The recent economic boom may be another factor in the decline in aluminum recycling. Given that the unemployment rate has been below5 percent for five years, can scavenging has declined, said several industry and environmental officials. There are fewer places to resell collected cans than there were a few years ago, according to Craig Covert, market development manager at Alcoa's Rigid Packaging division.

"In the 1990s, there used to be 10,000 places to sell your cans -- different scrap dealers and recycling centers," he said. "It might be half of that now."

Moreover, the value of each scavenged can has declined, given that most cans are lighter today than in the past. The price for a pound of used beverage cans has stayed within a 45-to-55-cent range since 1980 -- or relatively flat, according to a report by the Container Recycling Institute, a foundation-funded organization that promotes recycling. So inflation has eroded the gains to can sellers.

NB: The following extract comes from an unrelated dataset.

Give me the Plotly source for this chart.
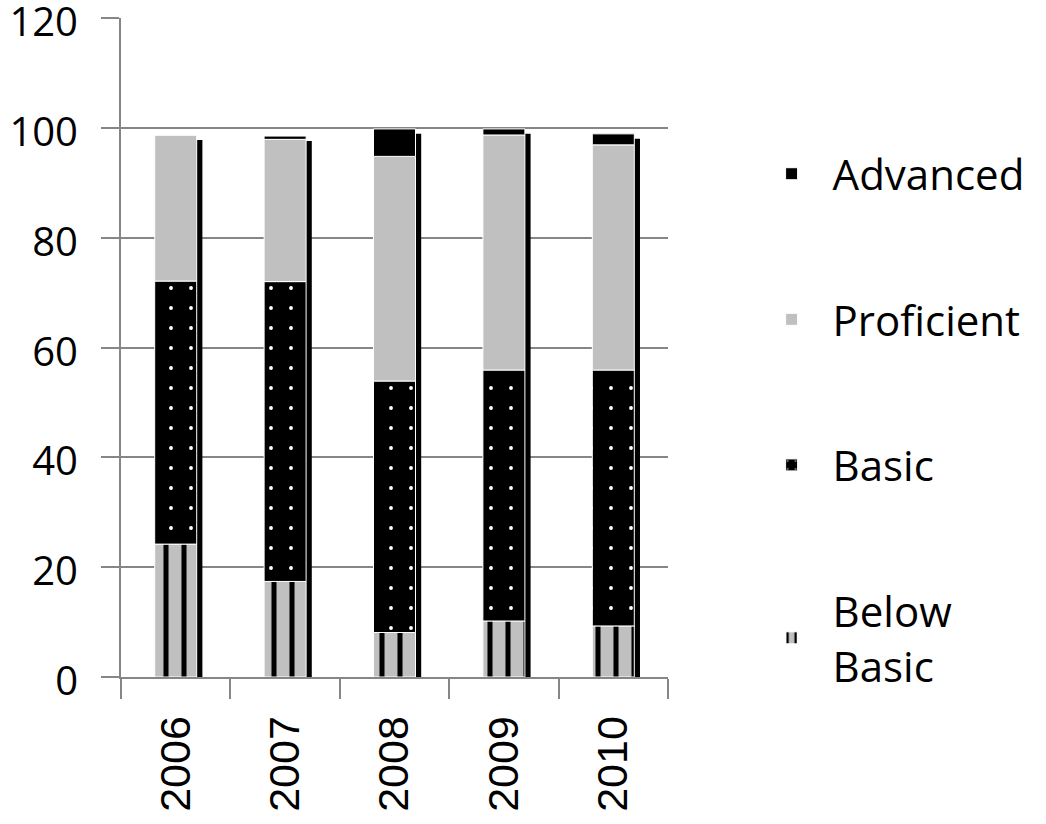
import numpy as np
import plotly.graph_objects as go

years = ["2006", "2007", "2008", "2009", "2010"]
below_basic = [24.2, 17.4, 8.1, 10.2, 9.3]
basic = [47.9, 54.6, 45.8, 45.7, 46.6]
proficient = [26.6, 25.9, 40.9, 42.8, 41.0]
advanced = [0.0, 0.6, 5.0, 1.1, 2.0]
y_ticks = [0, 20, 40, 60, 80, 100, 120]

series = [
    ("Below<br>Basic", below_basic, dict(color="#c0c0c0", pattern=dict(shape="|", fgcolor="black", bgcolor="#c0c0c0", size=18, solidity=0.28, fillmode="replace"))),
    ("Basic", basic, dict(color="black", pattern=dict(shape=".", fgcolor="white", bgcolor="black", size=20, solidity=0.03, fillmode="replace"))),
    ("Proficient", proficient, dict(color="#c0c0c0")),
    ("Advanced", advanced, dict(color="black")),
]

W = 0.384
totals = np.sum([np.array(s[1]) for s in series], axis=0)

fig = go.Figure()
# drop shadow behind each stacked column
fig.add_trace(go.Bar(
    x=years, y=totals, base=-0.9, width=W, offset=-W / 2 + 0.052,
    marker=dict(color="black", line=dict(width=0)), showlegend=False, hoverinfo="skip",
))

base = np.zeros(len(years))
for i, (name, vals, mk) in enumerate(series):
    vals = np.array(vals)
    mk = dict(mk)
    mk["line"] = dict(color="white", width=1)
    fig.add_trace(go.Bar(
        x=years, y=vals, base=base.copy(), name=name, width=W,
        marker=mk, legendgroup=f"g{i}", legendrank=100 - i,
    ))
    base = base + vals

fig.update_layout(
    width=1046, height=824,
    margin=dict(l=121, r=378, t=18, b=147),
    barmode="overlay",
    paper_bgcolor="white", plot_bgcolor="white",
    showlegend=True,
    legend=dict(
        x=1.151, y=0.815, xanchor="left", yanchor="top",
        traceorder="grouped", tracegroupgap=88, itemwidth=72,
        font=dict(family="Open Sans", size=42, color="black"),
        bgcolor="rgba(0,0,0,0)",
    ),
    font=dict(family="Open Sans", color="black"),
)
fig.update_yaxes(
    range=[0, 120], tickvals=y_ticks, ticktext=[str(v) for v in y_ticks],
    showgrid=True, gridcolor="#868686", gridwidth=2,
    showline=True, linecolor="#868686", linewidth=2,
    ticks="outside", ticklen=18, tickwidth=2, tickcolor="#868686",
    tickfont=dict(family="Open Sans", size=40, color="black"),
    zeroline=False, ticklabelstandoff=15, automargin=False,
    ticklabeloverflow="allow", ticklabelshift=4,
)
fig.update_xaxes(
    type="category", range=[-0.5, 4.5],
    showline=True, linecolor="#868686", linewidth=2,
    ticks="outside", ticklen=20, tickwidth=2, tickcolor="#868686",
    tickson="boundaries", tickangle=-90,
    tickfont=dict(family="Liberation Sans", size=43, color="black"),
    ticklabelstandoff=20, automargin=False,
)

fig.write_html("out.html", config={"displayModeBar": False},
               post_script="document.body.style.margin='0';")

In the 10 states that require deposits on containers, the deposit is a nickel or less in all but one. That's the same rate that was set when Oregon became the first state to require a deposit in 1971, the recycling institute noted, when a nickel was worth considerably more than today. (Even though a nickel isn't much, recycling rates remain higher in the states that require a deposit. Aluminum-can recycling rates are highest in Michigan, which requires a 10-cent deposit.)

One other factor that may contribute to recycling becoming an afterthought is the design of garbage cans and recycling bins. Recycling companies speculate that when consumers run out of space in their little recycling bins, the rest of the recyclables go into their super-sized trash cans.

Through the design of the collection containers, "we're telling the consumer to throw away 78 gallons and recycle 16 gallons," said the Aluminum Association's Robin King.